A woman told a jury that she feared her former husband’s violent behaviour would end with him killing her.
Marie Islam, 47, told Wick Sheriff Court, via video link, about the catalogue of violence she claimed she had regularly suffered at the hands of Konstanty Bembnista.
Glasgow-Born Bembnista, 68, denies on indictment a serious of historic assaults on Mrs Islam at their home at Kyburn Cottage, Lybster. He also pleads not guilty to stalking her in Edinburgh and threatening her and repeatedly phoning her. The offences are alleged to have occurred between June 1991 and 2013.
The court heard that the couple married in the Central Belt and moved to the Highlands in September 1991 – but things turned sour.
She said Bembnista, whose address was given as The Meadows, Thrumster, near Wick, had a short fuse and could become furious about trivial things.

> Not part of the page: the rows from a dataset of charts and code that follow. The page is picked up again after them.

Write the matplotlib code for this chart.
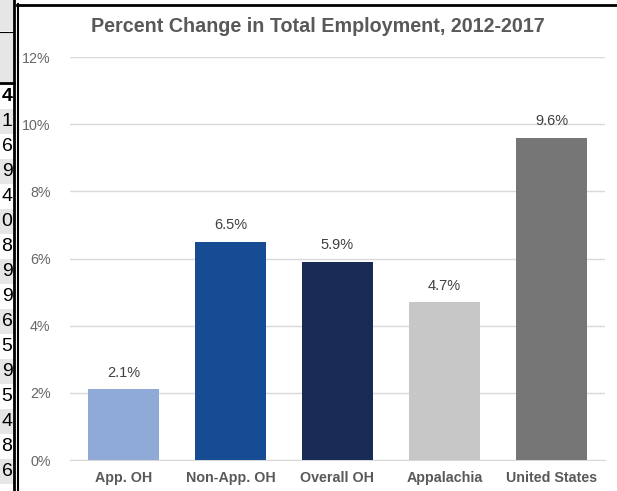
import matplotlib

matplotlib.use("Agg")
import matplotlib.pyplot as plt
from matplotlib.patches import Rectangle
from matplotlib.lines import Line2D

plt.rcParams["font.family"] = ["Liberation Sans", "DejaVu Sans"]

CATEGORIES = ["App. OH", "Non-App. OH", "Overall OH", "Appalachia", "United States"]
VALUES = [2.1, 6.5, 5.9, 4.7, 9.6]
COLORS = ["#8faad6", "#154c93", "#172b55", "#c7c7c7", "#767676"]
Y_TICKS = [0, 2, 4, 6, 8, 10, 12]
# digits of the spreadsheet column cut off at the left edge
SHEET_DIGITS = ["4", "1", "6", "9", "4", "0", "8", "9", "9", "6", "5", "9", "5", "4", "8", "6"]

W, H = 617, 491
GRID = "#d9d9d9"
TEXT = "#595959"

fig = plt.figure(figsize=(W / 100, H / 100), dpi=100)
fig.patch.set_facecolor("white")


def fx(px):
    return px / W


def fy(py):
    return 1 - py / H


# spreadsheet strip on the left
fig.patches.append(Rectangle((0, fy(31)), fx(14), fy(0) - fy(31), transform=fig.transFigure,
                             facecolor="#e6e6e6", edgecolor="none"))
fig.patches.append(Rectangle((0, fy(82)), fx(14), fy(33) - fy(82), transform=fig.transFigure,
                             facecolor="#e6e6e6", edgecolor="none"))
fig.add_artist(Line2D([0, fx(14)], [fy(32), fy(32)], transform=fig.transFigure, color="black", lw=0.8))
fig.add_artist(Line2D([0, fx(14)], [fy(83), fy(83)], transform=fig.transFigure, color="black", lw=2.0))
row_h = 25.0
for i, d in enumerate(SHEET_DIGITS):
    top = 84 + i * row_h
    if i % 2 == 1:
        fig.patches.append(Rectangle((0, fy(top + row_h)), fx(14), row_h / H, transform=fig.transFigure,
                                     facecolor="#e6e6e6", edgecolor="none"))
    fig.text(fx(12.5), fy(top + row_h / 2), d, ha="right", va="center", fontsize=14,
             fontweight="bold" if i == 0 else "normal", color="black")
fig.add_artist(Line2D([fx(14.2), fx(14.2)], [0, 1], transform=fig.transFigure, color="black", lw=2.0))
fig.add_artist(Line2D([fx(17.5), fx(17.5)], [0, fy(4)], transform=fig.transFigure, color="black", lw=1.5))
fig.add_artist(Line2D([fx(17), 1], [fy(4.5), fy(4.5)], transform=fig.transFigure, color="black", lw=2.0))

ax = fig.add_axes([fx(70), fy(460), fx(605) - fx(70), fy(57) - fy(460)])
x = range(len(CATEGORIES))
bars = ax.bar(x, VALUES, width=0.67, color=COLORS, zorder=3)
ax.set_xlim(-0.5, len(CATEGORIES) - 0.5)
ax.set_ylim(0, 12)
ax.set_yticks(Y_TICKS)
ax.set_yticklabels([f"{t}%" for t in Y_TICKS])
ax.set_xticks(list(x))
ax.set_xticklabels(CATEGORIES, fontweight="bold", fontsize=10.3)
ax.yaxis.grid(True, color=GRID, lw=1.0, zorder=0)
for s in ["top", "right", "left"]:
    ax.spines[s].set_visible(False)
ax.spines["bottom"].set_color(GRID)
ax.tick_params(axis="y", length=0, pad=14, labelsize=10.3, labelcolor="#666666")
ax.tick_params(axis="x", length=0, pad=8, labelcolor=TEXT)

for b, v in zip(bars, VALUES):
    ax.text(b.get_x() + b.get_width() / 2, v + 0.28, f"{v}%", ha="center", va="bottom",
            fontsize=10.5, color="#404040")

fig.text(fx(318), fy(27), "Percent Change in Total Employment, 2012-2017", ha="center", va="center",
         fontsize=14.2, fontweight="bold", color=TEXT)

fig.savefig("out.png", dpi=100, facecolor="white")
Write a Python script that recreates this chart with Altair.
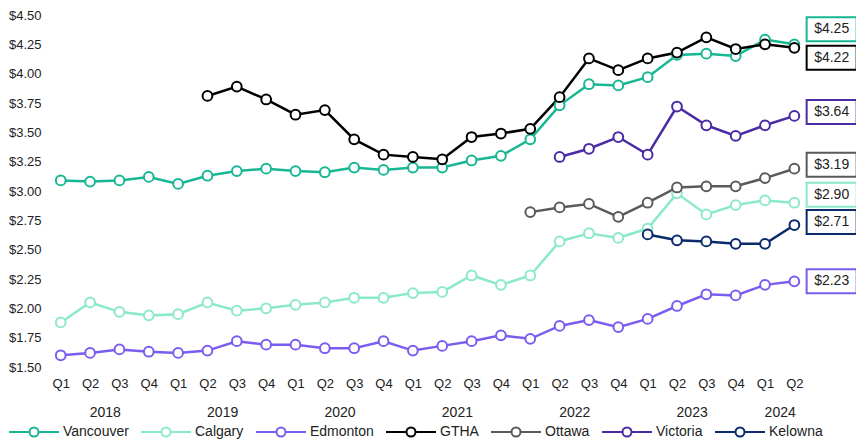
import json
import altair as alt
import pandas as pd

# ---------------- data ----------------
QUARTERS = ["Q1", "Q2", "Q3", "Q4"] * 6 + ["Q1", "Q2"]
YEARS = [2018] * 4 + [2019] * 4 + [2020] * 4 + [2021] * 4 + [2022] * 4 + [2023] * 4 + [2024] * 2

CITIES = ["Vancouver", "Calgary", "Edmonton", "GTHA", "Ottawa", "Victoria", "Kelowna"]
COLORS = ["#17b794", "#8be9c9", "#7b5cf0", "#000000", "#5a5a5a", "#4b2aa5", "#0b2a6b"]

N = None
VANCOUVER = [3.09, 3.08, 3.09, 3.12, 3.06, 3.13, 3.17, 3.19, 3.17, 3.16, 3.20, 3.18,
             3.20, 3.20, 3.26, 3.30, 3.44, 3.73, 3.91, 3.90, 3.97, 4.16, 4.17, 4.15,
             4.29, 4.25]
CALGARY = [1.88, 2.05, 1.97, 1.94, 1.95, 2.05, 1.98, 2.00, 2.03, 2.05, 2.09, 2.09,
           2.13, 2.14, 2.28, 2.20, 2.28, 2.57, 2.64, 2.60, 2.68, 2.98, 2.80, 2.88,
           2.92, 2.90]
EDMONTON = [1.60, 1.62, 1.65, 1.63, 1.62, 1.64, 1.72, 1.69, 1.69, 1.66, 1.66, 1.72,
            1.64, 1.68, 1.72, 1.77, 1.74, 1.85, 1.90, 1.84, 1.91, 2.02, 2.12, 2.11,
            2.20, 2.23]
GTHA = [N, N, N, N, N, 3.81, 3.89, 3.78, 3.65, 3.69, 3.44, 3.31,
        3.29, 3.27, 3.46, 3.49, 3.53, 3.80, 4.13, 4.03, 4.13, 4.18, 4.31, 4.21,
        4.25, 4.22]
OTTAWA = [N] * 16 + [2.82, 2.86, 2.89, 2.78, 2.90, 3.03, 3.04, 3.04, 3.11, 3.19]
VICTORIA = [N] * 17 + [3.29, 3.36, 3.46, 3.31, 3.72, 3.56, 3.47, 3.56, 3.64]
KELOWNA = [N] * 20 + [2.63, 2.58, 2.57, 2.55, 2.55, 2.71]

SERIES = dict(zip(CITIES, [VANCOUVER, CALGARY, EDMONTON, GTHA, OTTAWA, VICTORIA, KELOWNA]))

# ---------------- style / layout ----------------
FONT = "Liberation Sans"
WIDTH, HEIGHT = 807, 352
Y_MIN, Y_MAX = 1.5, 4.5
X_DOMAIN = [-0.4, 27.1]
LABEL_X = 26.27
PX_PER_DOLLAR = HEIGHT / (Y_MAX - Y_MIN)
# vertical nudge (pixels, + = down) of end labels to avoid overlaps
LABEL_NUDGE_PX = {"Vancouver": -15, "GTHA": 10, "Victoria": -4, "Ottawa": -4,
                  "Calgary": -8, "Kelowna": -3, "Edmonton": 0}

rows = []
for city, vals in SERIES.items():
    for i, v in enumerate(vals):
        if v is not None:
            rows.append({"idx": i, "quarter": QUARTERS[i], "year": YEARS[i], "city": city, "value": v})
df = pd.DataFrame(rows)

lab_rows = []
for city, vals in SERIES.items():
    last = [v for v in vals if v is not None][-1]
    lab_rows.append({"city": city, "value": last, "label": f"${last:.2f}",
                     "label_y": last - LABEL_NUDGE_PX[city] / PX_PER_DOLLAR,
                     "lx": LABEL_X})
labels = pd.DataFrame(lab_rows)

year_list = sorted(set(YEARS))
year_df = pd.DataFrame({
    "year": [str(y) for y in year_list],
    "mid": [sum(i for i, yy in enumerate(YEARS) if yy == y) / YEARS.count(y) for y in year_list],
})

x_scale = alt.Scale(domain=X_DOMAIN, nice=False, zero=False)
y_scale = alt.Scale(domain=[Y_MIN, Y_MAX], nice=False, zero=False)

x_axis = alt.Axis(values=list(range(len(QUARTERS))),
                  labelExpr=f"{json.dumps(QUARTERS)}[datum.value]",
                  domain=False, ticks=False, grid=False, title=None,
                  labelFontSize=13, labelPadding=10, labelOverlap=False,
                  labelFlush=False, labelColor="#222", labelFont=FONT)
y_axis = alt.Axis(values=[1.5 + 0.25 * k for k in range(13)], format="$.2f",
                  domain=False, ticks=False, grid=False, title=None,
                  labelFontSize=13, labelPadding=8, labelColor="#222",
                  labelFont=FONT, labelFlush=False, labelOverlap=False)

SYMBOL = ("M-1,0H-0.18M0.18,0H1M-0.18,0A0.18,0.18 0 1,1 0.18,0"
          "A0.18,0.18 0 1,1 -0.18,0Z")
legend = alt.Legend(orient="none", legendX=-41, legendY=391, direction="horizontal",
                    columns=7, gridAlign="none", title=None, symbolType=SYMBOL,
                    symbolSize=2500, symbolStrokeWidth=2, symbolFillColor="white",
                    labelFontSize=14, labelFont=FONT, labelColor="#222", labelOffset=3,
                    columnPadding=8)

stroke = alt.Stroke("city:N", scale=alt.Scale(domain=CITIES, range=COLORS), legend=legend)

X = alt.X("idx:Q", scale=x_scale, axis=x_axis)
Y = alt.Y("value:Q", scale=y_scale, axis=y_axis)

lines = alt.Chart(df).mark_line(strokeWidth=2.5).encode(x=X, y=Y, stroke=stroke, detail="city:N")
points = alt.Chart(df).mark_point(filled=True, fill="white", size=95, strokeWidth=2,
                                  opacity=1).encode(x=X, y=Y, stroke=stroke)

LX = alt.X("lx:Q", scale=x_scale, axis=x_axis)
LY = alt.Y("label_y:Q", scale=y_scale, axis=y_axis)
boxes = alt.Chart(labels).mark_point(shape="M-1,-0.48L1,-0.48L1,0.48L-1,0.48Z", size=2500,
                                     filled=True, fill="white", strokeWidth=2,
                                     opacity=1).encode(x=LX, y=LY, stroke=stroke)
texts = alt.Chart(labels).mark_text(fontSize=14, font=FONT, color="#222", align="center",
                                    baseline="middle").encode(x=LX, y=LY, text="label:N")

main = alt.layer(lines, points, boxes, texts)

year_axis_layer = alt.Chart(year_df).mark_point(opacity=0).encode(
    x=alt.X("mid:Q", scale=x_scale,
            axis=alt.Axis(orient="bottom", offset=28, values=year_df["mid"].tolist(),
                          labelExpr="floor(datum.value / 4) + 2018",
                          domain=False, ticks=False, grid=False, title=None,
                          labelFontSize=14, labelPadding=10, labelColor="#222",
                          labelFont=FONT, labelOverlap=False, labelFlush=False)),
)

chart = alt.layer(main, year_axis_layer).resolve_scale(x="independent").properties(
    width=WIDTH, height=HEIGHT,
    autosize=alt.AutoSizeParams(type="none"),
    padding={"left": 41, "top": 7, "right": 0, "bottom": 72},
).configure_view(stroke=None)

chart.save("out.html", embed_options={"renderer": "svg", "actions": False})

She described how she would wake up after being beaten unconscious and he would lock her in the cottage and drive away. “Sometimes I would wake up in my bed and he would drag me along the floor. If I passed out, it would make him angry and he would beat me all over again. He would hit me with anything that came to hand and on one occasion beat me with one of his leather slippers. He never held back when he was hitting me and usually would only stop when he became exhausted.”
Mrs Islam said that things had deteriorated to such an extent that she wanted to escape and ran away lots of time. On one occasion she had manged to almost reach the Portland Arms Hotel, in Lybster, in her nightdress at 2am in the morning, before Bembnista caught up with her, beat her and took her back home.
Mrs Islam said that her mother had, unbeknown to her, died and been buried before she was aware of it – because no-one could get in touch with her.
She added: “I was sure it was going to end badly…I knew he was going to kill me. He had threatened to do so many times.”
The trial continues. Bembnista who is profoundly deaf, has been given special permission to have his Jack Russell cross Rambo with him in the dock.